A couple years ago I had an awful day in the middle of a horrible week in the midst of a bad month. A sniffle turned into post-nasal drip which turned into bronchitis—for the third time in five months. When I inhaled, it felt like shards of glass shredding my lungs.
I canceled everything so I could have some recovery time. But, later, that same day, I ended up with six hours of unexpected, unscheduled, and exhausting meetings.
Now I was both sick and tired.
That same night an organization I belong to sent out its weekly email. Hidden in the email was the description of a decision that I considered a tactical blunder. So I dashed off a short email to the leaders asking them to reconsider.
Alas! I ended the email by shooting off a nasty, sarcastic barb:
“Why don’t we think first? For a change.”
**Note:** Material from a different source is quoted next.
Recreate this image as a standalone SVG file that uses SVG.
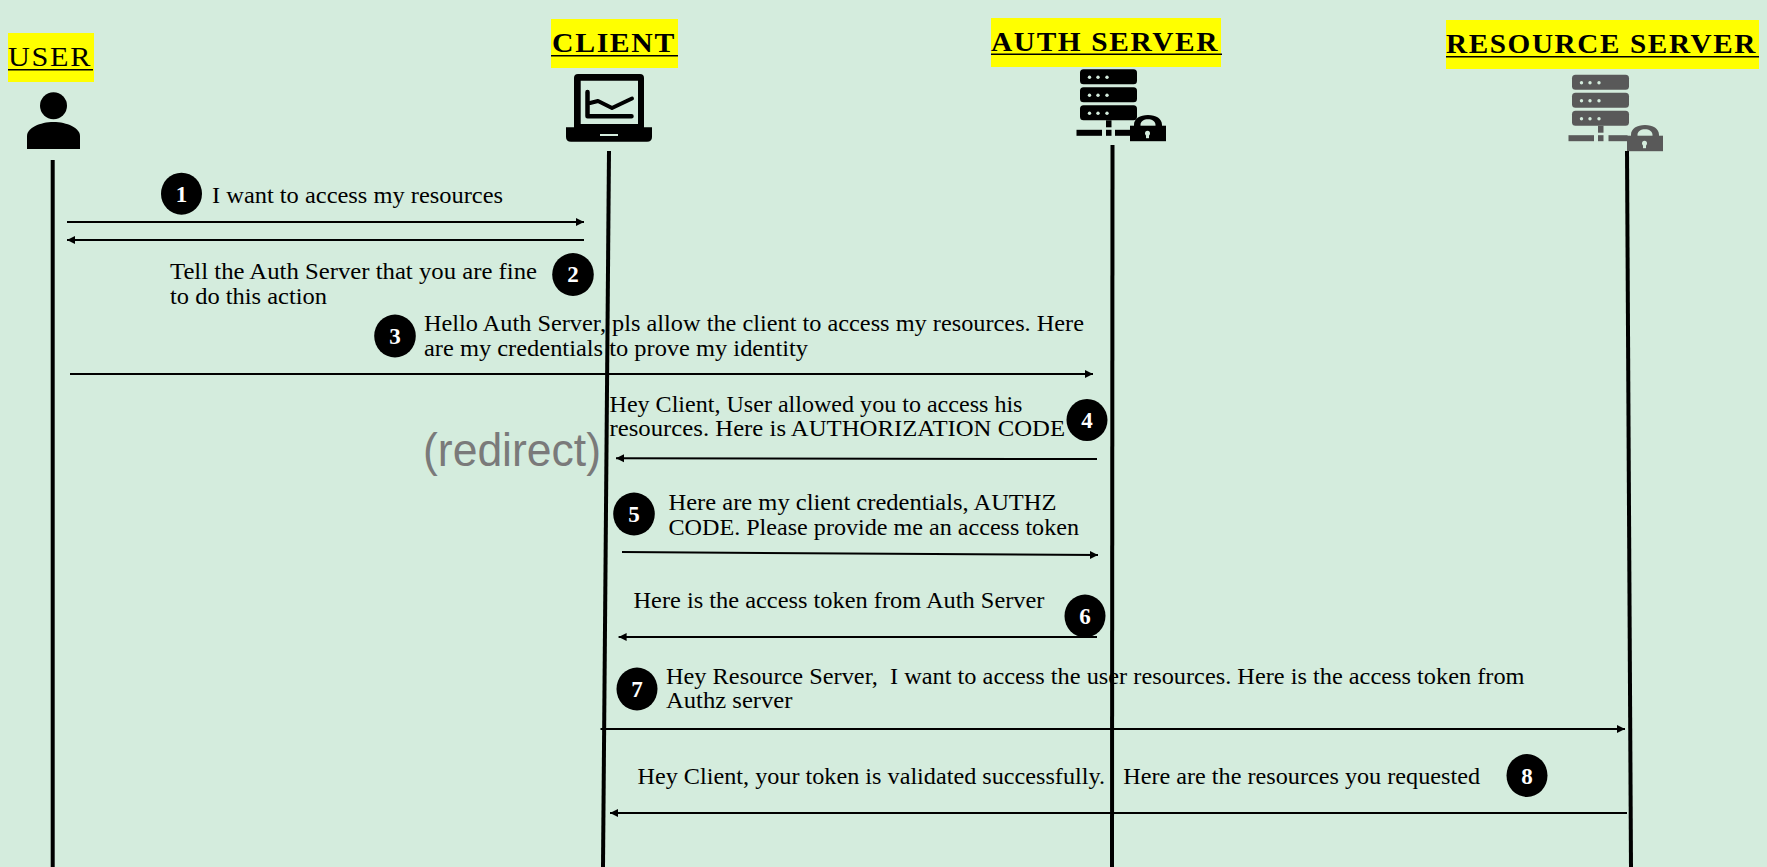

The next morning several people emailed back, correcting me for my caustic comment.
My initial response was self-defense: I was sick. And their decision made little sense. And my day of recovery had been stolen. By one of those leaders. And besides, in their haste they had failed to consider a crucial element.
But that was just defensiveness. The truth was I had been a jerk. No one forced me to pen those final words. They were unnecessary and inflammatory. And no one had a gun pointed at me when I hit “send.” The gun was in my hand, pointed at others.
Why didn’t I just think first? For a change.